Here are three jigs:
1- These jigs, as designed by WOOD Magazine (Wood Magazine Shop Tip of the Day ), are useful to clamp pieces at right angles for gluing or fastening; they are made with scrap wood.
2- The small jigs, painted in red, are also made from scrap wood, and are useful to clamp small pieces.
3- The L-shaped jigs, made from leftover 1/2" MDF, are useful to align both interior as exterior corners.
I have several similar sets, though much smaller and done in aluminum, that I use when gluing models.

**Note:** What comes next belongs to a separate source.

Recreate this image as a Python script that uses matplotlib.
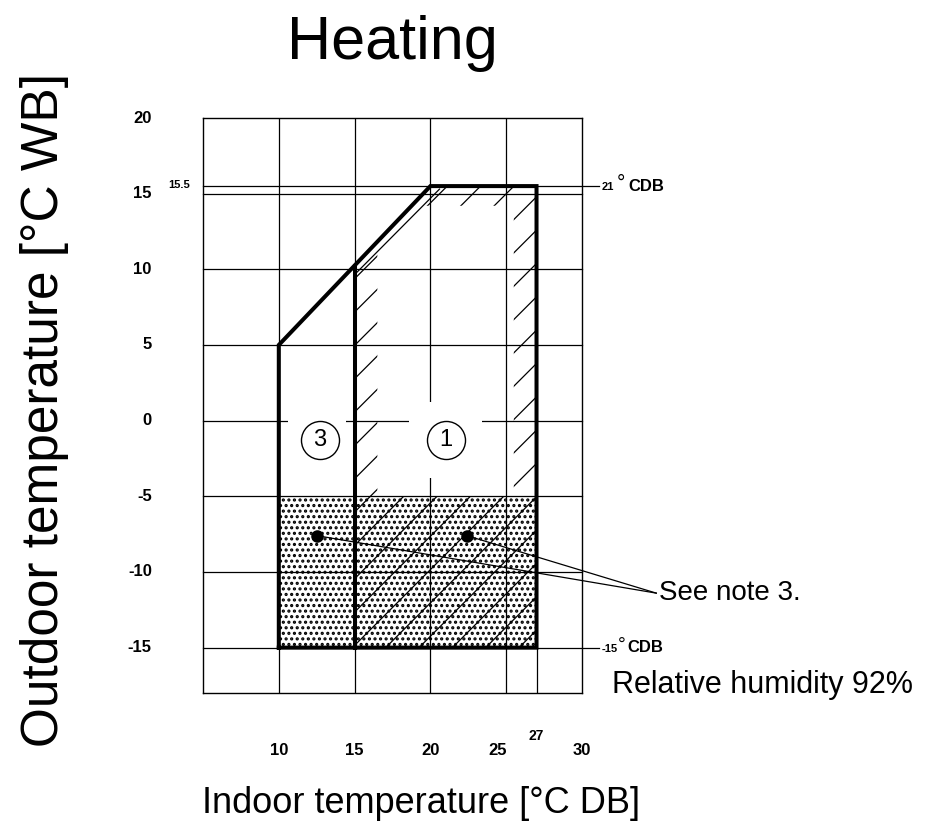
import matplotlib
matplotlib.use('Agg')
import matplotlib.pyplot as plt
import matplotlib.transforms as mtransforms
from matplotlib import font_manager
from matplotlib.path import Path
from matplotlib.patches import PathPatch, Rectangle

# operating envelope: indoor DB (x) vs outdoor WB (y)
envelope_x = [10, 10, 20, 27, 27, 10]
envelope_y = [-15, 5, 15.5, 15.5, -15, -15]
split_x = [15, 15]
split_y = [-15, 10.25]

# hatched band inside zone 1 (outer edge, inner edge)
band_outer_x = [15, 15, 20, 27, 27]
band_outer_y = [-15, 10.25, 15.5, 15.5, -15]
band_inner_x = [16.5, 25.5, 25.5, 19.4, 16.5]
band_inner_y = [-5, -5, 14.2, 14.2, 11.2]
guide_x = [15, 20.6]
guide_y = [9.65, 15.3]

# dotted low temperature zone
dots_x = [10, 27]
dots_y = [-15, -5]
note_x = [12.5, 22.4]
note_y = [-7.6, -7.6]
note_target = (34.9, -11.4)

zone_labels = ['3', '1']
zone_x = [12.7, 21.0]
zone_y = [-1.25, -1.25]
gap_x = [(10.6, 14.4), (18.6, 23.4)]
gap_y = (-3.8, 1.2)

x_ticks = [10, 15, 20, 25, 30]
y_ticks = [20, 15, 10, 5, 0, -5, -10, -15]
grid_x = [10, 15, 20, 25]
grid_y = [-15, -10, -5, 0, 5, 10, 15, 15.5]

installed = {f.name for f in font_manager.fontManager.ttflist}
narrow = 'Liberation Sans Narrow' if 'Liberation Sans Narrow' in installed else 'Liberation Sans'
plt.rcParams['font.family'] = ['Liberation Sans', 'DejaVu Sans']
plt.rcParams['hatch.linewidth'] = 0.9

fig = plt.figure(figsize=(9.25, 8.3), dpi=100)
ax = fig.add_axes([203/925, 1-693/830, 379/925, 575/830])
ax.set_xlim(5, 30)
ax.set_ylim(-18, 20)
for s in ax.spines.values():
    s.set_linewidth(1.0)
ax.set_xticks([])
ax.set_yticks([])

# grid
for gx in grid_x:
    ax.plot([gx, gx], [-18, 20], color='black', lw=0.9, zorder=1)
for gy in grid_y:
    end = 31.1 if gy in (15.5, -15) else 30
    ax.plot([5, end], [gy, gy], color='black', lw=0.9, zorder=1, clip_on=False)
ax.plot([27, 27], [-18, -15], color='black', lw=0.9, zorder=1)

# white gaps around circled zone numbers
for (x0, x1) in gap_x:
    ax.add_patch(Rectangle((x0, gap_y[0]), x1-x0, gap_y[1]-gap_y[0],
                           fc='white', ec='none', zorder=1.5))

# hatched band
verts = list(zip(band_outer_x, band_outer_y)) + [(0, 0)]
verts += list(zip(band_inner_x, band_inner_y)) + [(0, 0)]
codes = ([Path.MOVETO] + [Path.LINETO]*(len(band_outer_x)-1) + [Path.CLOSEPOLY]) * 2
ax.add_patch(PathPatch(Path(verts, codes), fc='none', ec='black', lw=0,
                       hatch='/', zorder=2))
ax.plot(guide_x, guide_y, color='black', lw=0.9, zorder=2)

# dots
dotted = Rectangle((dots_x[0], dots_y[0]), dots_x[1]-dots_x[0], dots_y[1]-dots_y[0],
                   fc='none', ec='black', lw=0, hatch='...', zorder=2)
if hasattr(dotted, 'set_hatch_linewidth'):
    dotted.set_hatch_linewidth(1.5)
ax.add_patch(dotted)

# envelope outline
ax.plot(envelope_x, envelope_y, color='black', lw=2.9, zorder=4,
        solid_joinstyle='miter')
ax.plot(split_x, split_y, color='black', lw=2.9, zorder=4)

# zone numbers
ax.scatter(zone_x, zone_y, s=750, facecolor='white', edgecolor='black',
           linewidth=1.0, zorder=5)
for lab, zx, zy in zip(zone_labels, zone_x, zone_y):
    ax.text(zx, zy, lab, ha='center', va='center', fontsize=17, zorder=6)

# note markers
ax.plot(note_x, note_y, 'o', color='black', ms=8, zorder=6)
for nx, ny in zip(note_x, note_y):
    ax.plot([nx, note_target[0]], [ny, note_target[1]], color='black', lw=0.9,
            zorder=6, clip_on=False)
ax.text(note_target[0] + 0.2, note_target[1], 'See note 3.', fontsize=20,
        ha='left', va='center')

# limit labels at the right
for yv, num in [(15.5, '21'), (-15, '-15')]:
    ax.annotate(num, xy=(31.1, yv), xytext=(2, -1), textcoords='offset points',
                ha='left', va='center', fontsize=8, fontweight='bold', family=narrow,
                annotation_clip=False)
ax.annotate('°', xy=(31.1, 15.5), xytext=(13, 2), textcoords='offset points',
            ha='left', va='center', fontsize=15, annotation_clip=False)
ax.annotate('CDB', xy=(31.1, 15.5), xytext=(21.5, 0), textcoords='offset points',
            ha='left', va='center', fontsize=12, fontweight='bold', family=narrow,
            annotation_clip=False)
ax.annotate('°', xy=(31.1, -15), xytext=(13.5, 2), textcoords='offset points',
            ha='left', va='center', fontsize=14, annotation_clip=False)
ax.annotate('CDB', xy=(31.1, -15), xytext=(20.5, 0), textcoords='offset points',
            ha='left', va='center', fontsize=12, fontweight='bold', family=narrow,
            annotation_clip=False)
ax.text(32.0, -17.5, 'Relative humidity 92%', fontsize=22, ha='left', va='center')

# tick labels
xt = mtransforms.blended_transform_factory(ax.transData, ax.transAxes)
for xv in x_ticks:
    shift = -0.55 if xv == 25 else 0
    ax.text(xv + shift, -0.1, str(xv), transform=xt, ha='center', va='center',
            fontsize=12, fontweight='bold', family=narrow)
ax.text(27, -0.075, '27', transform=xt, ha='center', va='center',
        fontsize=10, fontweight='bold', family=narrow)
yt = mtransforms.blended_transform_factory(ax.transAxes, ax.transData)
for yv in y_ticks:
    ax.text(-0.135, yv, str(yv), transform=yt, ha='right', va='center',
            fontsize=12, fontweight='bold', family=narrow)
ax.text(-0.035, 15.6, '15.5', transform=yt, ha='right', va='center',
        fontsize=8, fontweight='bold', family=narrow)

fig.text(392/925, 1-44/830, 'Heating', fontsize=44, ha='center', va='center')
fig.text(45/925, 1-410/830, 'Outdoor temperature [°C WB]', fontsize=37,
         rotation=90, ha='center', va='center')
fig.text(421/925, 1-803/830, 'Indoor temperature [°C DB]', fontsize=26,
         ha='center', va='center')

fig.savefig('out.png', dpi=100)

Builders who copy your design are reminded to pay close attention to the relief on the 90 degree corner, there so irregularities won't affect the orthogonality and so glue squeeze-out at the joint won't glue the jig to the structure.
A liberal coat of floor wax on the jig will prevent any glue squeeze-out from sticking to the jig.
Thanks, mklotz. Excellent tips; by the way, Ill have to make that relief in the L-shaped jig, both in the inside, as in the outside corners. Although obvious, another recommendation when making jigs like these is to take care that the angle is exactly 90º.
Of course, there are commercial jigs (Rockler,
jevonstoolco), but here we love to make our own tools.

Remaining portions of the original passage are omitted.